■ Do this ■
Leaving out every picture, copy the lines of the data exactly, from the first through the line containing "0.1013, 0.1116, 0.1225]".

■ Information supplied ■
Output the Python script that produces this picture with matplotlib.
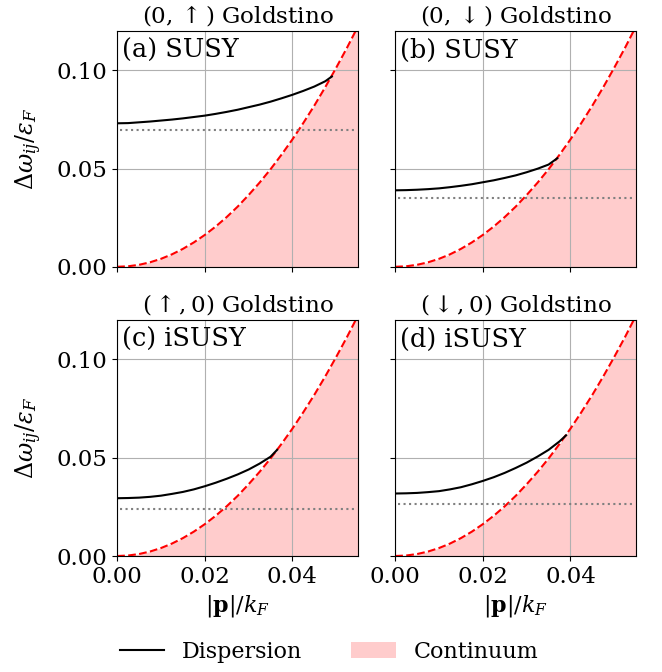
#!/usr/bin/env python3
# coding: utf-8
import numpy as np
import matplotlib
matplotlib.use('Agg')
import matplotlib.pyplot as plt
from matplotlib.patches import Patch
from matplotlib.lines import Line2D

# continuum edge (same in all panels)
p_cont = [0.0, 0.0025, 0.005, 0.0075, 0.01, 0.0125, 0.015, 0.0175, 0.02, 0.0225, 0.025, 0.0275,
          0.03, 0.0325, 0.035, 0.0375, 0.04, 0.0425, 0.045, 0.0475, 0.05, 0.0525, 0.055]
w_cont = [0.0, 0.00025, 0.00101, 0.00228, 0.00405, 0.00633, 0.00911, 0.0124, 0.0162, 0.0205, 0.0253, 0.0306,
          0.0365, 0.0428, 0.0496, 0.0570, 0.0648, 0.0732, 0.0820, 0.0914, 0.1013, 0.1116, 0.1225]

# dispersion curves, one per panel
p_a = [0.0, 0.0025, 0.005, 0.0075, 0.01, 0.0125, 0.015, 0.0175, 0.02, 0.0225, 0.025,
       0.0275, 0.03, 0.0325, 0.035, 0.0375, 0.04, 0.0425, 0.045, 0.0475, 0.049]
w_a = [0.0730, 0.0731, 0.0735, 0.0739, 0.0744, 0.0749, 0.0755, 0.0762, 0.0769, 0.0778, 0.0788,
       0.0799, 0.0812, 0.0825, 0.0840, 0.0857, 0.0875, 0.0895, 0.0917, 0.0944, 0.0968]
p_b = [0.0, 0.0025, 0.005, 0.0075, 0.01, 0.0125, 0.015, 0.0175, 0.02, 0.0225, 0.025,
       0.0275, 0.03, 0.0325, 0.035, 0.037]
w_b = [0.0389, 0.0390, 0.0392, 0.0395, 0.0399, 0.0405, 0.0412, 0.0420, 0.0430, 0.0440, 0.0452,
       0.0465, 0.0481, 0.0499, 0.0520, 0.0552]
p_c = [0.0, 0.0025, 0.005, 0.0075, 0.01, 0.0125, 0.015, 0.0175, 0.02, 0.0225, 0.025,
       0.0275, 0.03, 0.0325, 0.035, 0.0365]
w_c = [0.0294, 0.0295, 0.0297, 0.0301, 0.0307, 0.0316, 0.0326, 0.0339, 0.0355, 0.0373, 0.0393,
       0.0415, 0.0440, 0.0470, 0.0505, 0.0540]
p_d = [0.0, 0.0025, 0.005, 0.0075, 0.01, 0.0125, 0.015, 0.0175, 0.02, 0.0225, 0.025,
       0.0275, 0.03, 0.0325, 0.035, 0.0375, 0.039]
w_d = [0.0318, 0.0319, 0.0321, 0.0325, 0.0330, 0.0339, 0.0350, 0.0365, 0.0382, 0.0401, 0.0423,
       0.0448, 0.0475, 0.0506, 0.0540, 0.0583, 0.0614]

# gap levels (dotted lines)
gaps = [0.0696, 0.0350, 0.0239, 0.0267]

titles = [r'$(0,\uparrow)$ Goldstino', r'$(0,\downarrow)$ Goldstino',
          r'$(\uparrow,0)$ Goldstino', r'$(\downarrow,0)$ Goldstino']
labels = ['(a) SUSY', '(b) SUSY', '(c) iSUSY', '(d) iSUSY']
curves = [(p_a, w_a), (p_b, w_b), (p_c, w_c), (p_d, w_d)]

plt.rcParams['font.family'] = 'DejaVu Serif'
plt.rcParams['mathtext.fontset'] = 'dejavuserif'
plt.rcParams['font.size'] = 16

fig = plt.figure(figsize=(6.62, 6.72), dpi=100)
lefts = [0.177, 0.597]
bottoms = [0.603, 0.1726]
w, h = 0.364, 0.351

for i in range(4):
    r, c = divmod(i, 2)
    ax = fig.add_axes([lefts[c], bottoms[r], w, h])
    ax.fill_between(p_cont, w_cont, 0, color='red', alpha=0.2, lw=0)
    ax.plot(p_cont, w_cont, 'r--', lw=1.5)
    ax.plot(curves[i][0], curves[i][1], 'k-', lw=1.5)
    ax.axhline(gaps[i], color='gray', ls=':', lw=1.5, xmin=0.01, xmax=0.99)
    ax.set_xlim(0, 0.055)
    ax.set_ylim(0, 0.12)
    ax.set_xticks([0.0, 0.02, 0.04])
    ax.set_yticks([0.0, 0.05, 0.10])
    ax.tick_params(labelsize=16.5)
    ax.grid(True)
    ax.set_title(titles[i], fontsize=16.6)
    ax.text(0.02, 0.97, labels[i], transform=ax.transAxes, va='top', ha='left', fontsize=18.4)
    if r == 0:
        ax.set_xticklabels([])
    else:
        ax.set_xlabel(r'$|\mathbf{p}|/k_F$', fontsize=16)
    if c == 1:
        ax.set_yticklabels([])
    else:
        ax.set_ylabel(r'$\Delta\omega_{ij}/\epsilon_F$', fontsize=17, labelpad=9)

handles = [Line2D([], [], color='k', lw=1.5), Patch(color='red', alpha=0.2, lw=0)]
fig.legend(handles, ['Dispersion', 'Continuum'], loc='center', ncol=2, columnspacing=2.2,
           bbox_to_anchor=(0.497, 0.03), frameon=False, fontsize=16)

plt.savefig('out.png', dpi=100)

■ Answer to this task ■
Output the Python script that produces this picture with matplotlib.
#!/usr/bin/env python3
# coding: utf-8
import numpy as np
import matplotlib
matplotlib.use('Agg')
import matplotlib.pyplot as plt
from matplotlib.patches import Patch
from matplotlib.lines import Line2D

# continuum edge (same in all panels)
p_cont = [0.0, 0.0025, 0.005, 0.0075, 0.01, 0.0125, 0.015, 0.0175, 0.02, 0.0225, 0.025, 0.0275,
          0.03, 0.0325, 0.035, 0.0375, 0.04, 0.0425, 0.045, 0.0475, 0.05, 0.0525, 0.055]
w_cont = [0.0, 0.00025, 0.00101, 0.00228, 0.00405, 0.00633, 0.00911, 0.0124, 0.0162, 0.0205, 0.0253, 0.0306,
          0.0365, 0.0428, 0.0496, 0.0570, 0.0648, 0.0732, 0.0820, 0.0914, 0.1013, 0.1116, 0.1225]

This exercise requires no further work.